The main advantage of LVM is how easy it is to resize a volume or volume group. It abstracts away all the ugly parts (partitions, raw disks) and leaves us with a central storage pool to work with.

If you’ve ever experienced the horror of partition resizing, you’d wanna use LVM.

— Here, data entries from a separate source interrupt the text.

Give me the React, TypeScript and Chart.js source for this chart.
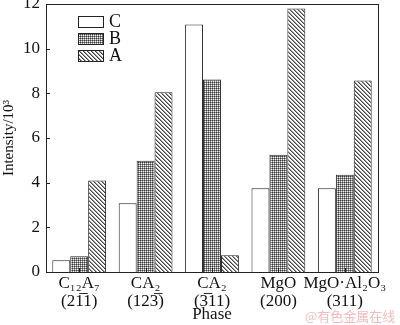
import React, { useEffect, useRef } from "react";
import { Chart, registerables } from "chart.js";

Chart.register(...registerables);

const categories: string[][] = [
  ["C₁₂A₇", "(21̅1)"],
  ["CA₂", "(123̅)"],
  ["CA₂", "(3̅11)"],
  ["MgO", "(200)"],
  ["MgO·Al₂O₃", "(311)"],
];
const seriesC = [0.53, 3.08, 11.08, 3.75, 3.75];
const seriesB = [0.7, 4.98, 8.62, 5.25, 4.35];
const seriesA = [4.1, 8.05, 0.75, 11.8, 8.57];
const yTicks = [0, 2, 4, 6, 8, 10, 12];
const xTitle = "Phase";
const yTitle = "Intensity/10³";
const watermark = "@有色金属在线";

function makeCross(): CanvasPattern | string {
  const c = document.createElement("canvas");
  c.width = 2;
  c.height = 2;
  const g = c.getContext("2d");
  if (!g) return "#888";
  g.fillStyle = "#f4f4f4";
  g.fillRect(0, 0, 2, 2);
  g.fillStyle = "#3c3c3c";
  g.fillRect(0, 0, 1, 1);
  g.fillStyle = "#8a8a8a";
  g.fillRect(1, 0, 1, 1);
  g.fillRect(0, 1, 1, 1);
  return g.createPattern(c, "repeat") || "#888";
}

function makeDiag(): CanvasPattern | string {
  const n = 4;
  const c = document.createElement("canvas");
  c.width = n;
  c.height = n;
  const g = c.getContext("2d");
  if (!g) return "#aaa";
  g.fillStyle = "#ffffff";
  g.fillRect(0, 0, n, n);
  for (let y = 0; y < n; y++) {
    for (let x = 0; x < n; x++) {
      const d = (((x - y) % n) + n) % n;
      if (d === 0) {
        g.fillStyle = "#444";
        g.fillRect(x, y, 1, 1);
      } else if (d === 1) {
        g.fillStyle = "#999";
        g.fillRect(x, y, 1, 1);
      }
    }
  }
  return g.createPattern(c, "repeat") || "#aaa";
}

const framePlugin = {
  id: "frameTicks",
  afterDatasetsDraw(chart: any) {
    const { ctx, chartArea: a, scales } = chart;
    ctx.save();
    ctx.strokeStyle = "#222";
    ctx.lineWidth = 1;
    ctx.strokeRect(Math.round(a.left) + 0.5, Math.round(a.top) + 0.5, Math.round(a.right - a.left), Math.round(a.bottom - a.top));
    ctx.beginPath();
    for (const v of yTicks) {
      const y = Math.round(scales.y.getPixelForValue(v)) + 0.5;
      ctx.moveTo(a.left, y);
      ctx.lineTo(a.left + 4, y);
    }
    for (let i = 0; i < categories.length; i++) {
      const x = Math.round(scales.x.getPixelForValue(i)) + 0.5;
      ctx.moveTo(x, a.bottom);
      ctx.lineTo(x, a.bottom - 4);
    }
    ctx.stroke();

    // legend
    const ds = chart.data.datasets;
    const boxL = 78, boxW = 25, boxH = 11;
    const tops = [16, 33, 50];
    ctx.font = "18px 'Liberation Serif', serif";
    ctx.textBaseline = "middle";
    ctx.textAlign = "left";
    ds.forEach((d: any, i: number) => {
      const t = tops[i];
      ctx.fillStyle = d.backgroundColor;
      ctx.fillRect(boxL, t, boxW, boxH);
      ctx.strokeStyle = "#222";
      ctx.strokeRect(boxL + 0.5, t + 0.5, boxW, boxH);
      ctx.fillStyle = "#111";
      ctx.fillText(d.label, boxL + 31, t + boxH / 2 + 1);
    });

    // watermark
    ctx.font = "13px 'Noto Sans CJK SC', sans-serif";
    ctx.fillStyle = "rgba(236,150,150,0.65)";
    ctx.textAlign = "left";
    ctx.fillText(watermark, 305, 316);
    ctx.restore();
  },
};

export default function App() {
  const ref = useRef<HTMLCanvasElement | null>(null);
  useEffect(() => {
    document.body.style.margin = "0";
    const canvas = ref.current;
    if (!canvas) return;
    Chart.defaults.font.family = "'Liberation Serif', serif";
    Chart.defaults.color = "#111";
    const chart = new Chart(canvas, {
      type: "bar",
      data: {
        labels: categories,
        datasets: [
          { label: "C", data: seriesC, backgroundColor: "#ffffff", borderColor: "#222", borderWidth: 1 },
          { label: "B", data: seriesB, backgroundColor: makeCross() as any, borderColor: "#222", borderWidth: 1 },
          { label: "A", data: seriesA, backgroundColor: makeDiag() as any, borderColor: "#222", borderWidth: 1 },
        ],
      },
      options: {
        animation: false,
        responsive: false,
        maintainAspectRatio: false,
        layout: { padding: { top: 4, right: 22, left: 0, bottom: 0 } },
        datasets: { bar: { categoryPercentage: 0.81, barPercentage: 1 } },
        plugins: { legend: { display: false }, tooltip: { enabled: false } },
        scales: {
          x: {
            grid: { display: false, drawTicks: false },
            border: { display: true, color: "#222" },
            ticks: { font: { size: 17, lineHeight: 1.08 }, color: "#111", maxRotation: 0, autoSkip: false, padding: 2 },
            title: { display: true, text: xTitle, font: { size: 17 }, color: "#111", padding: { top: 0, bottom: 0 } },
            afterFit: (s: any) => { s.height = 53; s.paddingLeft = 0; s.paddingRight = 0; },
          },
          y: {
            min: 0,
            max: 12,
            grid: { display: false, drawTicks: false },
            border: { display: true, color: "#222" },
            ticks: { stepSize: 2, font: { size: 17 }, color: "#111", padding: 6 },
            title: { display: true, text: yTitle, font: { size: 15 }, color: "#111", padding: { top: 0, bottom: 4 } },
            afterFit: (s: any) => { s.width = 46; s.paddingTop = 0; s.paddingBottom = 0; },
          },
        },
      },
      plugins: [framePlugin],
    });
    return () => chart.destroy();
  }, []);
  return <canvas ref={ref} width={400} height={325} style={{ display: "block" }} />;
}
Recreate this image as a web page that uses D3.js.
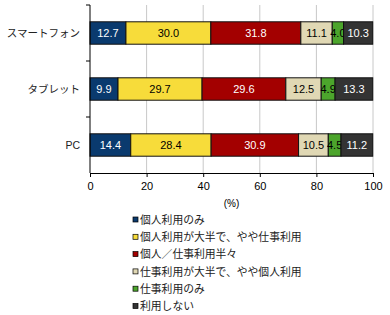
<!DOCTYPE html>
<html>
<head>
<meta charset="utf-8">
<script src="https://cdn.jsdelivr.net/npm/d3@7"></script>
<style>
  body { margin: 0; background: #fff; }
  text { font-family: "Liberation Sans", "Noto Sans CJK JP", sans-serif; }
</style>
</head>
<body>
<div id="chart"></div>
<script>
// ==== data ====
const categories = ["スマートフォン", "タブレット", "PC"];
const seriesNames = [
    "個人利用のみ",
    "個人利用が大半で、やや仕事利用",
    "個人／仕事利用半々",
    "仕事利用が大半で、やや個人利用",
    "仕事利用のみ",
    "利用しない"
];
const values = [
    [12.7, 30.0, 31.8, 11.1, 4.0, 10.3],
    [9.9, 29.7, 29.6, 12.5, 4.9, 13.3],
    [14.4, 28.4, 30.9, 10.5, 4.5, 11.2]
];
const xTicks = [0, 20, 40, 60, 80, 100];

const colors = ["#0a3a6e", "#f7dc3a", "#a30000", "#e0d8b4", "#4ca52c", "#333333"];
const textColors = ["#fff", "#000", "#fff", "#000", "#000", "#fff"];

const svg = d3.select("#chart")
    .append("svg")
    .attr("width", 390)
    .attr("height", 315);

const margin = { top: 5, left: 90 };
const width = 283;
const height = 168;

const g = svg.append("g").attr("transform", `translate(${margin.left},${margin.top})`);

const x = d3.scaleLinear().domain([0, 100]).range([0, width]);
const y = d3.scaleBand().domain(categories).range([0, height]).paddingInner(0.6).paddingOuter(0.3);

// gridlines
g.selectAll("line.grid")
    .data(xTicks.slice(1))
    .enter()
    .append("line")
    .attr("class", "grid")
    .attr("x1", d => x(d))
    .attr("x2", d => x(d))
    .attr("y1", 0)
    .attr("y2", height)
    .attr("stroke", "#c8c8c8")
    .attr("stroke-width", 1);

// bars
const rows = g.selectAll("g.row")
    .data(values)
    .enter()
    .append("g")
    .attr("class", "row")
    .attr("transform", (d, i) => `translate(0,${y(categories[i])})`);

const segs = rows.selectAll("g.seg")
    .data(d => {
        let acc = 0;
        return d.map((v, j) => {
            const s = { start: acc, value: v, j: j };
            acc += v;
            return s;
        });
    })
    .enter()
    .append("g")
    .attr("class", "seg");

segs.append("rect")
    .attr("x", d => x(d.start))
    .attr("y", 0)
    .attr("width", d => x(d.start + d.value) - x(d.start))
    .attr("height", y.bandwidth())
    .attr("fill", d => colors[d.j])
    .attr("stroke", "#111")
    .attr("stroke-width", 1);

segs.append("text")
    .attr("x", d => x(d.start + d.value / 2))
    .attr("y", y.bandwidth() / 2)
    .attr("dy", "0.36em")
    .attr("text-anchor", "middle")
    .style("font-size", "11px")
    .attr("fill", d => textColors[d.j])
    .text(d => d.value.toFixed(1));

// x axis
const xAxis = g.append("g")
    .attr("transform", `translate(0,${height})`)
    .call(d3.axisBottom(x).tickValues(xTicks).tickSize(4).tickPadding(5));
xAxis.select(".domain").attr("stroke", "#000");
xAxis.selectAll("text").style("font-size", "11px").attr("fill", "#000")
    .style("font-family", "Liberation Sans, sans-serif");

// y axis
const yAxis = g.append("g");
yAxis.append("line")
    .attr("x1", 0).attr("x2", 0)
    .attr("y1", 0).attr("y2", height)
    .attr("stroke", "#000");
yAxis.selectAll("line.tick")
    .data(d3.range(categories.length))
    .enter()
    .append("line")
    .attr("class", "tick")
    .attr("x1", -4).attr("x2", 0)
    .attr("y1", i => i * y.step())
    .attr("y2", i => i * y.step())
    .attr("stroke", "#000");
yAxis.selectAll("text")
    .data(categories)
    .enter()
    .append("text")
    .attr("x", -10)
    .attr("y", d => y(d) + y.bandwidth() / 2)
    .attr("dy", "0.36em")
    .attr("text-anchor", "end")
    .style("font-size", "10.5px")
    .attr("fill", "#222")
    .text(d => d);

// axis title
svg.append("text")
    .attr("x", margin.left + width / 2)
    .attr("y", 207)
    .attr("text-anchor", "middle")
    .style("font-size", "10px")
    .text("(%)");

// legend
const legend = svg.selectAll("g.legend")
    .data(seriesNames)
    .enter()
    .append("g")
    .attr("class", "legend")
    .attr("transform", (d, i) => `translate(133,${220 + i * 17.3})`);

legend.append("rect")
    .attr("x", 0)
    .attr("y", -3)
    .attr("width", 5)
    .attr("height", 5)
    .attr("fill", (d, i) => colors[i])
    .attr("stroke", "#000")
    .attr("stroke-width", 0.7);

legend.append("text")
    .attr("x", 7)
    .attr("y", 0)
    .attr("dy", "0.36em")
    .style("font-size", "10.8px")
    .attr("fill", "#222")
    .text(d => d);
</script>
</body>
</html>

Acronyms you must know! PV – Physical Volume

VG – Volume Group

LV – Logical Volume

LVM

LVM Commands

LVM Layer 1 – Hard Drives, Partitions, and Physical Volumes

  • lvmdiskscan – system readout of volumes and partitions
  • pvdisplay – display detailed info on physical volumes
  • pvscan – display disks with physical volumes
  • pvcreate /dev/sda1 – create a physical volume from sda1
  • pvchange -x n /dev/sda1 – Disallow using a disk partition
  • pvresize /dev/sda1 – resize sda1 PV to use all of the partition
  • pvresize --setphysicalvolumesize 140G /dev/sda1 – resize sda1 to 140g
  • pvmove /dev/sda1 – can move data out of sda1 to other PVs in VG.
  • pvremove /dev/sda1 – delete Physical volume

LVM Layer 2 – Volume Groups

  • vgcreate vg1 /dev/sda1 /dev/sdb1 – create a volume group from two drives
  • vgextend vg1 /dev/sdb1 – add PV to the volume group
  • vgdisplay vg1 – Display details on a volume group
  • vgscan – list volume groups
  • vgreduce vg1 /dev/sda1 – Removes the drive from vg1. (use pvmove /dev/sda1 before removing the drive from vg1)
  • vgchange – you can activate/deactive and change perameteres
  • vgremove vg1 – Remove volume group vg1
  • vgsplit and vgmerge can split and merge volume groups
  • vgrename – renames a volume group

LVM Layer 3 – Logical Volumes and File Systems

  • lvcreate -L 10G vg1 – create a 10 GB logical volume on volume group vg1
  • lvchange and lvreduce are commands that typically aren’t used
  • lvrename – rename logical volume
  • lvremove – removes a logical volume
  • lvscan – shows logical volumes
  • lvdisplay – shows details on logical volumes
  • lvextend -l +100%FREE /dev/vg1/lv1 – One of the most common commands used to extend logical volume lv1 that takes up ALL of the remaining free space on the volume group vg1.
  • resize2fs /dev/vg1/lv1 – resize the file system to the size of the logical volume lv1.

Conclusion

LVM is fantastic for managing a system, but remember that the more drives you make in a volume group that the likely it is to fail. Instead of having one point of failure you can open yourself up for multiple points when making a large system with multiple drives.